Rows from a dataset of charts and code:
* START *
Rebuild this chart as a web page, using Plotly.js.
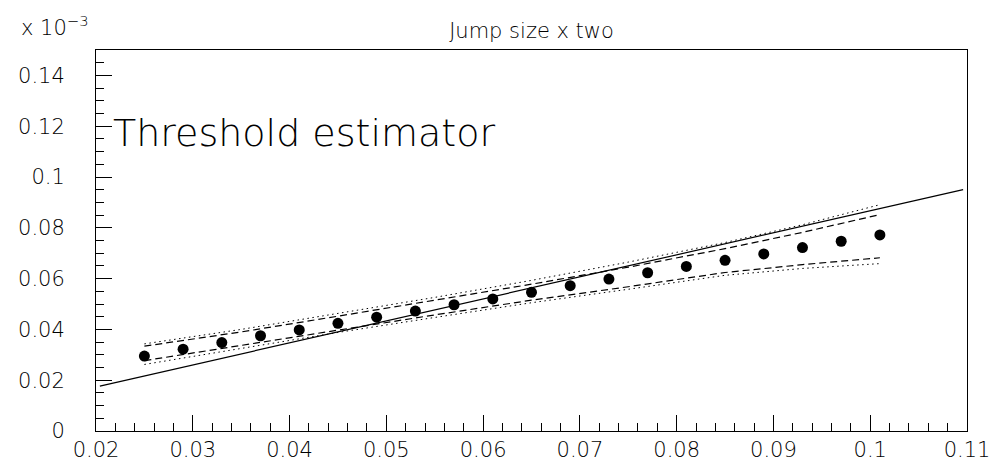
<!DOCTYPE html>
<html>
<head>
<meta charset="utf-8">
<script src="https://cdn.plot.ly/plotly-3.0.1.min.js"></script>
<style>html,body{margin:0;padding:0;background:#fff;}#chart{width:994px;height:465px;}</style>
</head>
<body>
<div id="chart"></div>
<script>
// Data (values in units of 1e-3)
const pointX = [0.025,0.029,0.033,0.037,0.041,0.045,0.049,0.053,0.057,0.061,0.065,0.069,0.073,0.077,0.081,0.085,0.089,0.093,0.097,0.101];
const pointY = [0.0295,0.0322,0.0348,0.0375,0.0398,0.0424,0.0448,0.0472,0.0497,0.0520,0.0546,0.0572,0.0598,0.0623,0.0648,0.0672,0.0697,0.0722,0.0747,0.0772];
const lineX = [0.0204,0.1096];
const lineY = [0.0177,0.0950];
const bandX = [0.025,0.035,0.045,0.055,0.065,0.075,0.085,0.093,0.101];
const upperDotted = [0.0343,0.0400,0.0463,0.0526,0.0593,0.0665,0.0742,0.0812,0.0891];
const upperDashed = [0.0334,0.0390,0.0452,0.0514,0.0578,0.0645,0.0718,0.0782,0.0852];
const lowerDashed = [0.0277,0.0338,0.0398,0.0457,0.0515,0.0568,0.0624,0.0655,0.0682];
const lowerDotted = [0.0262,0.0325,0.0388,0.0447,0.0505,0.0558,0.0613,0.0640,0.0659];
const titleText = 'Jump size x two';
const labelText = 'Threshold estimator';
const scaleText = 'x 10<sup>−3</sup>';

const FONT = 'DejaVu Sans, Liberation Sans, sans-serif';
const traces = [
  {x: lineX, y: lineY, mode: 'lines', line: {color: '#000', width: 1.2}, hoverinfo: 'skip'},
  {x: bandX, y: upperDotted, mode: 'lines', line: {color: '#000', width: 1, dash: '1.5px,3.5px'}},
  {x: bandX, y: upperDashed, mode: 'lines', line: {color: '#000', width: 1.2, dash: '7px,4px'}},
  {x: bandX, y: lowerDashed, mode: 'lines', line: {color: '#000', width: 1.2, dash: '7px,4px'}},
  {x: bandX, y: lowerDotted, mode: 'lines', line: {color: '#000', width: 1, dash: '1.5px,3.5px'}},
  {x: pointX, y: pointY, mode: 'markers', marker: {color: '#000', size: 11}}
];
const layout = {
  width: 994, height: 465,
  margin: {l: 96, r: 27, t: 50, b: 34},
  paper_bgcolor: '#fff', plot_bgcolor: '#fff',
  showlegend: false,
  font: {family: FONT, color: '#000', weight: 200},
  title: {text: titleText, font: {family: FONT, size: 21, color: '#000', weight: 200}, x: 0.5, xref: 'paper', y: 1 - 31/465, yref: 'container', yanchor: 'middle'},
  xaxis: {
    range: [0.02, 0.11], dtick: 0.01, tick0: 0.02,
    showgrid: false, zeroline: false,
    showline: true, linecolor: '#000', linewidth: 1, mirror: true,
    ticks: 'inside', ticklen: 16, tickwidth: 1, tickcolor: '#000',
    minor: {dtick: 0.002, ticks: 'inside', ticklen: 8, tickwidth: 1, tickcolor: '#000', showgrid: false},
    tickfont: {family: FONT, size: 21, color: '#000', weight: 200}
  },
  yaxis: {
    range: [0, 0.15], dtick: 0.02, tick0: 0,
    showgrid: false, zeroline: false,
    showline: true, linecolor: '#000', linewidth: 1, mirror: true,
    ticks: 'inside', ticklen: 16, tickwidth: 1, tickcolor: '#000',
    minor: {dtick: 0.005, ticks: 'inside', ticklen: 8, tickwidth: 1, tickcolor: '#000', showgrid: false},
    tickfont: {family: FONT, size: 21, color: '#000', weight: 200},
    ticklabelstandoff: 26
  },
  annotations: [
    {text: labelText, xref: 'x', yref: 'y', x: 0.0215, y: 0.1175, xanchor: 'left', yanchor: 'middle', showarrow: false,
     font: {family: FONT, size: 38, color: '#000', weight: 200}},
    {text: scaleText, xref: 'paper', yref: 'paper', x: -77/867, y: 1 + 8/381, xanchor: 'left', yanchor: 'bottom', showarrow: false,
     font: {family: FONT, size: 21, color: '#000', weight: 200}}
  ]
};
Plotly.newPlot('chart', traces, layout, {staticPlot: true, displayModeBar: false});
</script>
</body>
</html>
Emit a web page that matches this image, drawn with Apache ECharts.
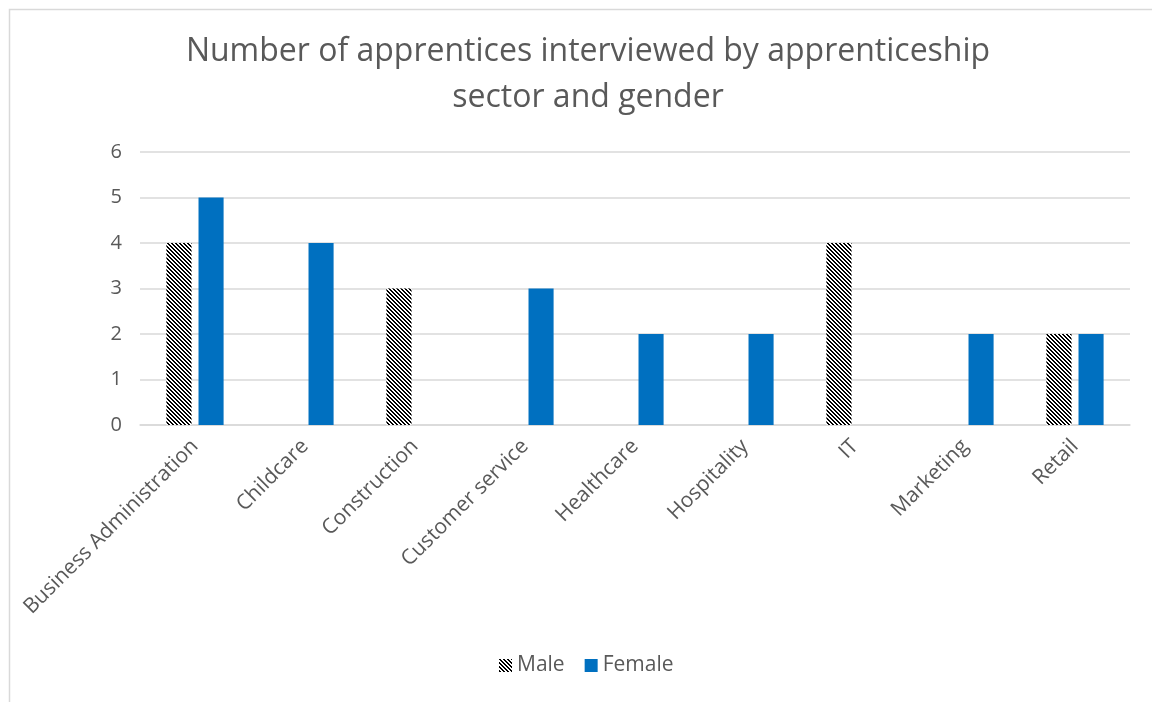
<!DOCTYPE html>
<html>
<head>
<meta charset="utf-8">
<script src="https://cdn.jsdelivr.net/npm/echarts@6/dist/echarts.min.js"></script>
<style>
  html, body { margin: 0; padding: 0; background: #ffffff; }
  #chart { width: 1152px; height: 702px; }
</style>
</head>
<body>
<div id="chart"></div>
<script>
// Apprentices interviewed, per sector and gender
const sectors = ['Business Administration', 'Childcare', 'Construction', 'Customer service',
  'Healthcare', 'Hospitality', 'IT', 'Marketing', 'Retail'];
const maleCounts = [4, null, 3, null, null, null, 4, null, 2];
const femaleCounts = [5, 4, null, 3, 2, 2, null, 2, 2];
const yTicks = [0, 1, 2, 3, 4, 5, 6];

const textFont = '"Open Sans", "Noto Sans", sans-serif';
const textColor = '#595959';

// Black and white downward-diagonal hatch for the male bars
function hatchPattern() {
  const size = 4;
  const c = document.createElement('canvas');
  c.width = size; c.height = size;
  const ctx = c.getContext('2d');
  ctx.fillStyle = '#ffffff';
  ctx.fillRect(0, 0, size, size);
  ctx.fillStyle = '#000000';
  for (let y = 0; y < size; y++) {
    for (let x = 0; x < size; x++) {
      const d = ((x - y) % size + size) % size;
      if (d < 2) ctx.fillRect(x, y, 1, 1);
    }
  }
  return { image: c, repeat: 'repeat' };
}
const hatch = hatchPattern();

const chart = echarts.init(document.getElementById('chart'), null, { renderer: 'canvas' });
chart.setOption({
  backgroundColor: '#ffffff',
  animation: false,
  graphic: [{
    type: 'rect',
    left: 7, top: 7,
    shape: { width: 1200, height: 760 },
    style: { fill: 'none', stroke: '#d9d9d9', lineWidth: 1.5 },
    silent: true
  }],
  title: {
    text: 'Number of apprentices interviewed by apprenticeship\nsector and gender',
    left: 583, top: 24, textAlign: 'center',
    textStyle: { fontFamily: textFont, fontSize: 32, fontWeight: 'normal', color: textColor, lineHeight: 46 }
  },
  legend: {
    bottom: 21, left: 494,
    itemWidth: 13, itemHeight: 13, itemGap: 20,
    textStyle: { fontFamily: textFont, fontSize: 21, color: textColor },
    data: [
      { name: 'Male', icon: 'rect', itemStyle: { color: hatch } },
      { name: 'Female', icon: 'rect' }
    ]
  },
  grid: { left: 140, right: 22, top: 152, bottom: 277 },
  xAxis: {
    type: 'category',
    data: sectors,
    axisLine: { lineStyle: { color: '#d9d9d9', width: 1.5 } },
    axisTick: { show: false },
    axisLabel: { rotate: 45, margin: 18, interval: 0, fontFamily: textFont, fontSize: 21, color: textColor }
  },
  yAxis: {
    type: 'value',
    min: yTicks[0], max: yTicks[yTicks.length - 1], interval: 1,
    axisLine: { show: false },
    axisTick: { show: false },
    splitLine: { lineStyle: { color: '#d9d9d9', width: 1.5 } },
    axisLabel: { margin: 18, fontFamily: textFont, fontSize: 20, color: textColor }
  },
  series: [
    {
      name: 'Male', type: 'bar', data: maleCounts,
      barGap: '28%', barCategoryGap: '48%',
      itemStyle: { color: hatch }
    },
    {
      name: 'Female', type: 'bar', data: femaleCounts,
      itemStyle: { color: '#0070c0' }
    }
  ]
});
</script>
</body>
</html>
* END *
▶ _AIM_: Pictures in the data above should not be copied; transcribe everything else exactly.

▶ _SOLUTION BELOW_:
Rebuild this chart as a web page, using Plotly.js.
<!DOCTYPE html>
<html>
<head>
<meta charset="utf-8">
<script src="https://cdn.plot.ly/plotly-3.0.1.min.js"></script>
<style>html,body{margin:0;padding:0;background:#fff;}#chart{width:994px;height:465px;}</style>
</head>
<body>
<div id="chart"></div>
<script>
// Data (values in units of 1e-3)
const pointX = [0.025,0.029,0.033,0.037,0.041,0.045,0.049,0.053,0.057,0.061,0.065,0.069,0.073,0.077,0.081,0.085,0.089,0.093,0.097,0.101];
const pointY = [0.0295,0.0322,0.0348,0.0375,0.0398,0.0424,0.0448,0.0472,0.0497,0.0520,0.0546,0.0572,0.0598,0.0623,0.0648,0.0672,0.0697,0.0722,0.0747,0.0772];
const lineX = [0.0204,0.1096];
const lineY = [0.0177,0.0950];
const bandX = [0.025,0.035,0.045,0.055,0.065,0.075,0.085,0.093,0.101];
const upperDotted = [0.0343,0.0400,0.0463,0.0526,0.0593,0.0665,0.0742,0.0812,0.0891];
const upperDashed = [0.0334,0.0390,0.0452,0.0514,0.0578,0.0645,0.0718,0.0782,0.0852];
const lowerDashed = [0.0277,0.0338,0.0398,0.0457,0.0515,0.0568,0.0624,0.0655,0.0682];
const lowerDotted = [0.0262,0.0325,0.0388,0.0447,0.0505,0.0558,0.0613,0.0640,0.0659];
const titleText = 'Jump size x two';
const labelText = 'Threshold estimator';
const scaleText = 'x 10<sup>−3</sup>';

const FONT = 'DejaVu Sans, Liberation Sans, sans-serif';
const traces = [
  {x: lineX, y: lineY, mode: 'lines', line: {color: '#000', width: 1.2}, hoverinfo: 'skip'},
  {x: bandX, y: upperDotted, mode: 'lines', line: {color: '#000', width: 1, dash: '1.5px,3.5px'}},
  {x: bandX, y: upperDashed, mode: 'lines', line: {color: '#000', width: 1.2, dash: '7px,4px'}},
  {x: bandX, y: lowerDashed, mode: 'lines', line: {color: '#000', width: 1.2, dash: '7px,4px'}},
  {x: bandX, y: lowerDotted, mode: 'lines', line: {color: '#000', width: 1, dash: '1.5px,3.5px'}},
  {x: pointX, y: pointY, mode: 'markers', marker: {color: '#000', size: 11}}
];
const layout = {
  width: 994, height: 465,
  margin: {l: 96, r: 27, t: 50, b: 34},
  paper_bgcolor: '#fff', plot_bgcolor: '#fff',
  showlegend: false,
  font: {family: FONT, color: '#000', weight: 200},
  title: {text: titleText, font: {family: FONT, size: 21, color: '#000', weight: 200}, x: 0.5, xref: 'paper', y: 1 - 31/465, yref: 'container', yanchor: 'middle'},
  xaxis: {
    range: [0.02, 0.11], dtick: 0.01, tick0: 0.02,
    showgrid: false, zeroline: false,
    showline: true, linecolor: '#000', linewidth: 1, mirror: true,
    ticks: 'inside', ticklen: 16, tickwidth: 1, tickcolor: '#000',
    minor: {dtick: 0.002, ticks: 'inside', ticklen: 8, tickwidth: 1, tickcolor: '#000', showgrid: false},
    tickfont: {family: FONT, size: 21, color: '#000', weight: 200}
  },
  yaxis: {
    range: [0, 0.15], dtick: 0.02, tick0: 0,
    showgrid: false, zeroline: false,
    showline: true, linecolor: '#000', linewidth: 1, mirror: true,
    ticks: 'inside', ticklen: 16, tickwidth: 1, tickcolor: '#000',
    minor: {dtick: 0.005, ticks: 'inside', ticklen: 8, tickwidth: 1, tickcolor: '#000', showgrid: false},
    tickfont: {family: FONT, size: 21, color: '#000', weight: 200},
    ticklabelstandoff: 26
  },
  annotations: [
    {text: labelText, xref: 'x', yref: 'y', x: 0.0215, y: 0.1175, xanchor: 'left', yanchor: 'middle', showarrow: false,
     font: {family: FONT, size: 38, color: '#000', weight: 200}},
    {text: scaleText, xref: 'paper', yref: 'paper', x: -77/867, y: 1 + 8/381, xanchor: 'left', yanchor: 'bottom', showarrow: false,
     font: {family: FONT, size: 21, color: '#000', weight: 200}}
  ]
};
Plotly.newPlot('chart', traces, layout, {staticPlot: true, displayModeBar: false});
</script>
</body>
</html>
Emit a web page that matches this image, drawn with Apache ECharts.
<!DOCTYPE html>
<html>
<head>
<meta charset="utf-8">
<script src="https://cdn.jsdelivr.net/npm/echarts@6/dist/echarts.min.js"></script>
<style>
  html, body { margin: 0; padding: 0; background: #ffffff; }
  #chart { width: 1152px; height: 702px; }
</style>
</head>
<body>
<div id="chart"></div>
<script>
// Apprentices interviewed, per sector and gender
const sectors = ['Business Administration', 'Childcare', 'Construction', 'Customer service',
  'Healthcare', 'Hospitality', 'IT', 'Marketing', 'Retail'];
const maleCounts = [4, null, 3, null, null, null, 4, null, 2];
const femaleCounts = [5, 4, null, 3, 2, 2, null, 2, 2];
const yTicks = [0, 1, 2, 3, 4, 5, 6];

const textFont = '"Open Sans", "Noto Sans", sans-serif';
const textColor = '#595959';

// Black and white downward-diagonal hatch for the male bars
function hatchPattern() {
  const size = 4;
  const c = document.createElement('canvas');
  c.width = size; c.height = size;
  const ctx = c.getContext('2d');
  ctx.fillStyle = '#ffffff';
  ctx.fillRect(0, 0, size, size);
  ctx.fillStyle = '#000000';
  for (let y = 0; y < size; y++) {
    for (let x = 0; x < size; x++) {
      const d = ((x - y) % size + size) % size;
      if (d < 2) ctx.fillRect(x, y, 1, 1);
    }
  }
  return { image: c, repeat: 'repeat' };
}
const hatch = hatchPattern();

const chart = echarts.init(document.getElementById('chart'), null, { renderer: 'canvas' });
chart.setOption({
  backgroundColor: '#ffffff',
  animation: false,
  graphic: [{
    type: 'rect',
    left: 7, top: 7,
    shape: { width: 1200, height: 760 },
    style: { fill: 'none', stroke: '#d9d9d9', lineWidth: 1.5 },
    silent: true
  }],
  title: {
    text: 'Number of apprentices interviewed by apprenticeship\nsector and gender',
    left: 583, top: 24, textAlign: 'center',
    textStyle: { fontFamily: textFont, fontSize: 32, fontWeight: 'normal', color: textColor, lineHeight: 46 }
  },
  legend: {
    bottom: 21, left: 494,
    itemWidth: 13, itemHeight: 13, itemGap: 20,
    textStyle: { fontFamily: textFont, fontSize: 21, color: textColor },
    data: [
      { name: 'Male', icon: 'rect', itemStyle: { color: hatch } },
      { name: 'Female', icon: 'rect' }
    ]
  },
  grid: { left: 140, right: 22, top: 152, bottom: 277 },
  xAxis: {
    type: 'category',
    data: sectors,
    axisLine: { lineStyle: { color: '#d9d9d9', width: 1.5 } },
    axisTick: { show: false },
    axisLabel: { rotate: 45, margin: 18, interval: 0, fontFamily: textFont, fontSize: 21, color: textColor }
  },
  yAxis: {
    type: 'value',
    min: yTicks[0], max: yTicks[yTicks.length - 1], interval: 1,
    axisLine: { show: false },
    axisTick: { show: false },
    splitLine: { lineStyle: { color: '#d9d9d9', width: 1.5 } },
    axisLabel: { margin: 18, fontFamily: textFont, fontSize: 20, color: textColor }
  },
  series: [
    {
      name: 'Male', type: 'bar', data: maleCounts,
      barGap: '28%', barCategoryGap: '48%',
      itemStyle: { color: hatch }
    },
    {
      name: 'Female', type: 'bar', data: femaleCounts,
      itemStyle: { color: '#0070c0' }
    }
  ]
});
</script>
</body>
</html>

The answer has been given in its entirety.